One element of fishing that everyone realizes early on is that it’s nearly impossible to own one setup for a variety of species. It’s hard to pull in monster pike on a steelhead combo, and casting a small panfish lure on the 8-pound line you use for bass is just not going to happen. This is why anglers who like to seek out a few different species have completely different sets of tackle for each. If panfish are a species that you’re interested in, and you’re thinking about picking up a whole set of tackle just for bluegill, perch, and crappie, then today you’re in luck. I’ve come up with a brief list of what you’ll need, as well as some suggestions for specific products that I’ve found to be quite useful over the years.
When it comes to rods for panfish, the length is really going to vary depending on your own personal preferences. Most rod companies offer a selection of lightweight models, and some even offer rods specifically designed for panfish. St. Croix’s Triumph series includes some quality rods in panfish sizes for a reasonable cost, and Bass Pro Shops’ Microlite series is designed for light tackle fishing. Most panfish rods won’t be very expensive and you’ll want to match up the action or length with the types of lures you’ll be using mostly. Reels are a little easier, as most models are available in a range of sizes for different species. Popular reels for panfish include Abu Garcia’s Cardinal, Pflueger’s Trion or President, and Bass Pro Shops’ Microlite Elite, all of which cost only around $40.
When it comes to line, you don’t really have to go crazy. Most monofilaments will work just fine. However, if you’re fishing a location with a lot of weeds or logs, it might be worth it to invest in braid. Most any line is available in strengths as light as 4-pound test, and a braid of 4-pound test will be even thinner than mono of the same strength, which means further casting and more sensitivity.
Many anglers like to use live bait, such as wax worms or minnows, for panfish. These will always work well, but some anglers also like to throw lures. The Bobby Garland line of panfish plastics is a popular choice, as are any small curltail grubs or minnows. Also, Strike King and Booyah both offer spinnerbaits in panfish sizes tha have worked wonders for me personally. Perhaps one of the most desired panfish lures, at least from my experiences, is the Beetle Spin lure.

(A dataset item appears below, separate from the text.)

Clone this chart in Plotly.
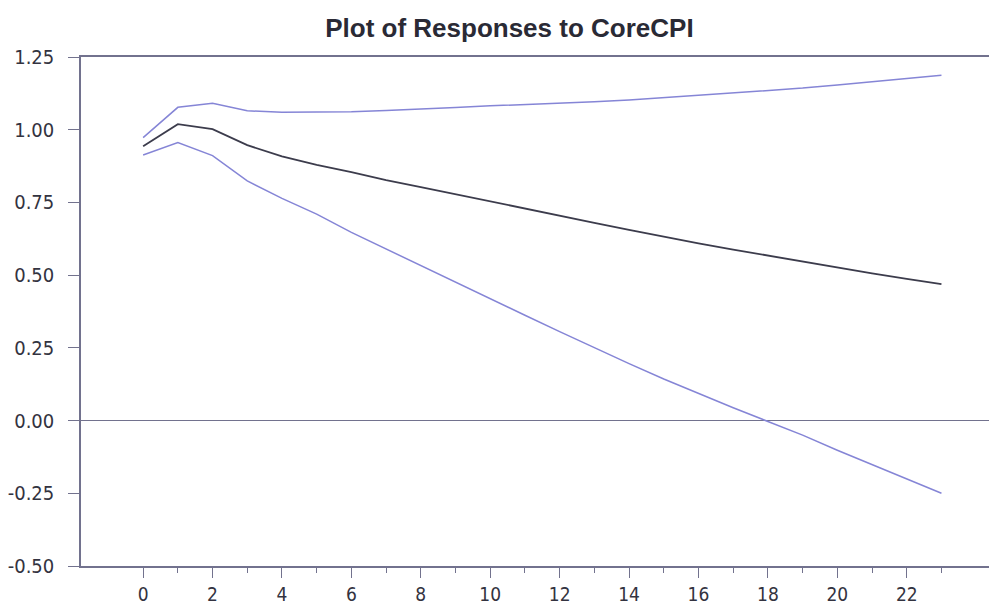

Comprised of a soft plastic with a metal arm and a blade, much like a spinnerbait, these lures fly off the shelves each year. Furthermore, you can find lure kits, equipped with a variety of soft and hard lures for panfish, at nearly any retailer.
If your goal is to fill the cooler, then I would suggest live bait suspended from a crappie rig. I’ve had great luck in the past rigging two minnows or worms to a crappie rig and either attaching a weight to get it to the bottom, or suspending it beneath a bobber. Either way, catching two fish at once is a great reward and will fill your cooler, and your fridge, twice as fast.
Believe it or not, there are many anglers who do not want to get into panfish. They don’t think it will be fun, due to the smaller size of the fish. However, anyone who has their own panfish rig can tell you that a slab crappie on a light tackle is a fun time! Besides, that means more for the rest of us, right?